If there were an ex-Pope, if he had a beauteous daughter, if she became secretly engaged to the eldest son of "The Richest Man in the World," then Catholics would be as excited as Moslems were last week.
In a sun-drenched Riviera villa, high above champagne-soused Nice, lives the ex-Caliph of Islam who has no successor. Deposed and physically ousted from Turkey in 1924 by agnostic President Mustafa Kemal, Caliph Abdul Medjid Effendi is still to millions of Moslems "Commander of the Faithful" and "Viceregent of Allah."
Expenses of the Caliph's huge villa (a palace in size and ornate furnishings) are paid voluntarily by Islam's rich & pious, notably by His Exalted Highness the Nizam of Hyderabad, richest Indian potentate, reputedly "Richest Man in the World." In Nice last week the "secret engagement" of the Exalted Nizam's eldest son, Sahib Zada Nawah Azam Jah, to the Holy Caliph's beauteous daughter, Durri Chehvar, was ostentatiously bruited. If the secret proves popular with 200,000,000 Moslems it will become no secret but a thumping fact.
Observers suspected the Exalted Nizam of guile. According to the Koran, the Caliph of Islam must be a temporal ruler. Palestine Moslems have been trying for years, were still trying last week, to establish the present deposed Caliph in Jerusalem as "ruler" of a plot of ground about the size of the Papal State. In London this scheme is being urged by Shankat Ali, Moslem Delegate to the Indian Round Table Conference. But Christian Britain, who rules Jerusalem, hesitates to make the "Holy City" of Jews and Christians the seat of Islam's Caliphate. What to do?
Years ago Hyderabad's ruling Nizam tried to get himself proclaimed Caliph. To pious Moslems his ambition was shocking. They squelched it. But the "secret engagement" of Caliph's daughter and Nizam's heir last week struck many Moslems as a happy thought. Should these young people wed and have a man child, temporal and spiritual strains would richly blend in him.
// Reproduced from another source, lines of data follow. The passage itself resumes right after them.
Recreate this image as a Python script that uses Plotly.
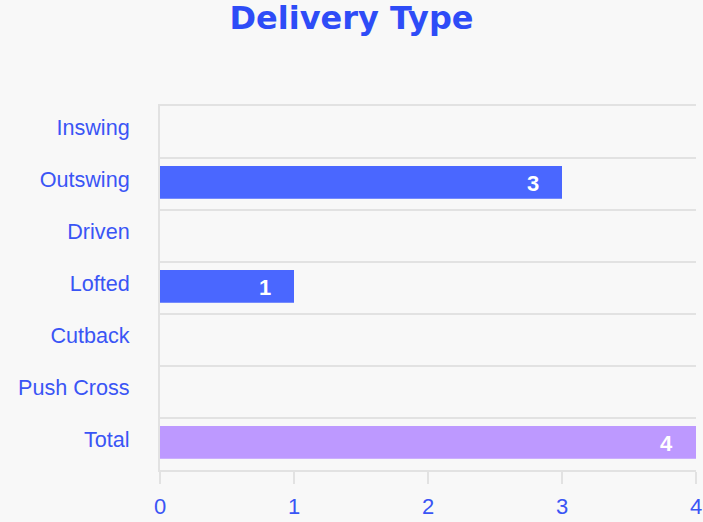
import plotly.graph_objects as go

categories = ["Inswing", "Outswing", "Driven", "Lofted", "Cutback", "Push Cross", "Total"]
values = [0, 3, 0, 1, 0, 0, 4]
text_labels = ["", "3", "", "1", "", "", "4"]
bar_colors = ["#4a67ff"] * 6 + ["#bd99ff"]
x_ticks = [0, 1, 2, 3, 4]

blue_text = "#3a55f5"
grid = "#e2e2e2"

fig = go.Figure(
    go.Bar(
        x=values,
        y=categories,
        orientation="h",
        marker=dict(color=bar_colors, line=dict(width=0)),
        width=0.63,
        offset=-0.345,
        hoverinfo="skip",
    )
)

for cat, v, t in zip(categories, values, text_labels):
    if t:
        fig.add_annotation(
            x=v, y=cat, text=t, showarrow=False,
            xanchor="right", yanchor="middle", xshift=-21, yshift=1,
            font=dict(family="Liberation Sans, Arial, sans-serif", size=22, color="white", weight="bold"),
        )

fig.update_layout(
    width=703,
    height=522,
    paper_bgcolor="#f8f8f8",
    plot_bgcolor="#f8f8f8",
    margin=dict(l=160, r=7, t=106, b=52, autoexpand=False),
    showlegend=False,
    title=dict(
        text="<b>Delivery Type</b>",
        x=0.5,
        xanchor="center",
        y=0.966,
        yanchor="middle",
        font=dict(family="DejaVu Sans, sans-serif", size=32, color="#2e4cf7"),
    ),
    xaxis=dict(
        range=[0, 4],
        tickvals=x_ticks,
        showgrid=False,
        zeroline=False,
        showline=True,
        mirror=True,
        linecolor=grid,
        linewidth=2,
        ticks="outside",
        ticklen=12,
        tickwidth=2,
        tickcolor=grid,
        ticklabelstandoff=4,
        automargin=False,
        tickfont=dict(family="Liberation Sans, Arial, sans-serif", size=22, color=blue_text),
        fixedrange=True,
    ),
    yaxis=dict(
        type="category",
        categoryorder="array",
        categoryarray=categories,
        autorange="reversed",
        tickson="boundaries",
        showgrid=True,
        gridcolor=grid,
        gridwidth=2,
        showline=True,
        linecolor=grid,
        linewidth=2,
        ticks="",
        ticklabelstandoff=24,
        ticklabelshift=5,
        automargin=False,
        tickfont=dict(family="Liberation Sans, Arial, sans-serif", size=21.6, color=blue_text),
        fixedrange=True,
    ),
)

fig.write_html(
    "out.html",
    config={"displayModeBar": False, "staticPlot": True},
    post_script=(
        "document.documentElement.style.margin='0';"
        "document.documentElement.style.overflow='hidden';"
        "document.body.style.margin='0';"
        "document.body.style.overflow='hidden';"
        "document.body.style.background='#f8f8f8';"
    ),
)
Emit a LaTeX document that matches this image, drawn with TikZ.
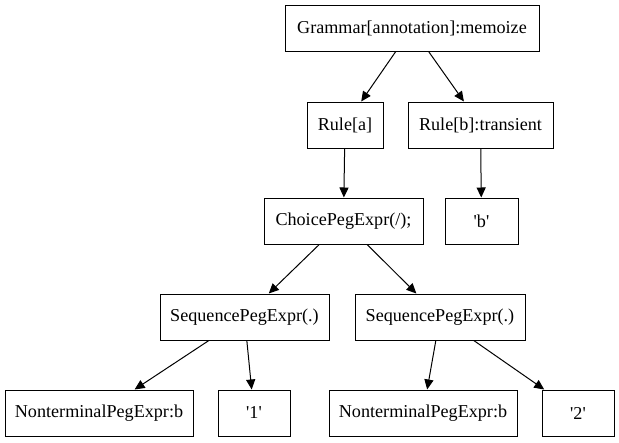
\documentclass[tikz,border=0pt]{standalone}
\usepackage{fontspec}
\setmainfont{Liberation Serif}
\usetikzlibrary{arrows.meta}
\begin{document}
\begin{tikzpicture}[x=0.75pt, y=-0.75pt,
  box/.style={draw, line width=0.75pt, minimum height=34.5pt, inner sep=0pt, font=\fontsize{13.6}{16}\selectfont},
  arrow/.style={-{Triangle[length=7.5pt,width=6.8pt]}, line width=0.75pt}
]
\useasboundingbox (0,0) rectangle (619,443);
\node[box, minimum width=190.5pt] (gram) at (412,28) {Grammar[annotation]:memoize};
\node[box, minimum width=57pt] (rulea) at (345,125) {Rule[a]};
\node[box, minimum width=108.75pt] (ruleb) at (480.5,125) {Rule[b]:transient};
\node[box, minimum width=119.25pt] (choice) at (343.5,221) {ChoicePegExpr(/);};
\node[box, minimum width=54.75pt] (litb) at (481.5,221) {\textquotesingle b\textquotesingle};
\node[box, minimum width=126.75pt] (seqa) at (244.5,317) {SequencePegExpr(.)};
\node[box, minimum width=127.5pt] (seqb) at (440,317) {SequencePegExpr(.)};
\node[box, minimum width=141pt] (nta) at (99,413) {NonterminalPegExpr:b};
\node[box, minimum width=54pt] (litone) at (254,413) {\textquotesingle 1\textquotesingle};
\node[box, minimum width=141pt] (ntb) at (423,413) {NonterminalPegExpr:b};
\node[box, minimum width=54pt] (littwo) at (578,413) {\textquotesingle 2\textquotesingle};
\draw[arrow] (gram) -- (rulea);
\draw[arrow] (gram) -- (ruleb);
\draw[arrow] (rulea) -- (choice);
\draw[arrow] (ruleb) -- (litb);
\draw[arrow] (choice) -- (seqa);
\draw[arrow] (choice) -- (seqb);
\draw[arrow] (seqa) -- (nta);
\draw[arrow] (seqa) -- (litone);
\draw[arrow] (seqb) -- (ntb);
\draw[arrow] (seqb) -- (littwo);
\end{tikzpicture}
\end{document}
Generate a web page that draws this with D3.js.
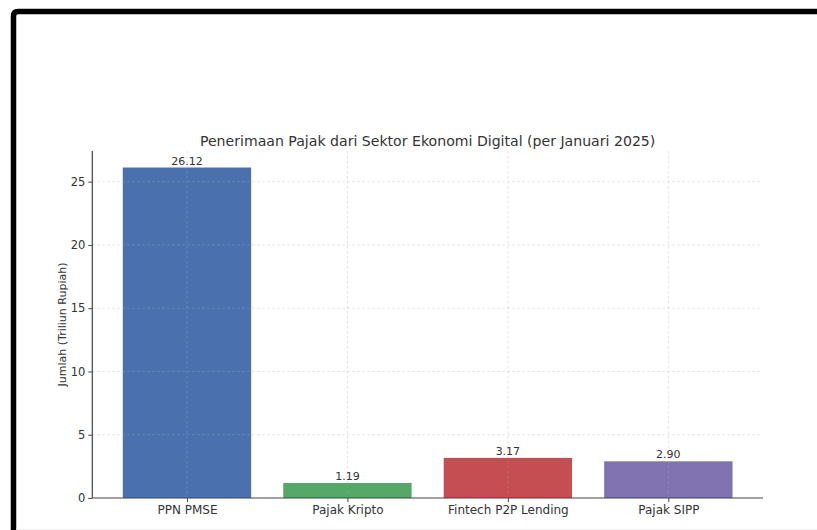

He could be proclaimed "The True Caliph."
In Nice ex-Caliph Abdul Medjid, though he sent up the engagement trial balloon, took care not to kill off his Jerusalem candidacy last week. His monocle-wearing Secretary Hussein Nakib Bey declared, "My august master. His Majesty the Caliph Abdul Medjid Effendi, constantly corresponds with the Grand Mufti of Palestine."
In Jerusalem correspondents badgered the Grand Mufti into a cryptic statement.
"The question of restoration of the Caliphate will not be decided at our All-Moslem Congress in Jerusalem next December," hedged the Mufti, "but, while no Caliph will be elected by the Congress, we will deal with the question abstractly."
In London the Turkish Embassy revealed that the Turkish Government asked the British Government fortnight ago not to permit restoration of the Caliphate anywhere in the Empire, particularly not in Jerusalem. Turks, who are doing very well with their pragmatic Republic, fear a revival of Moslem piety, a reaction against President Kemal should the Caliphate be restored.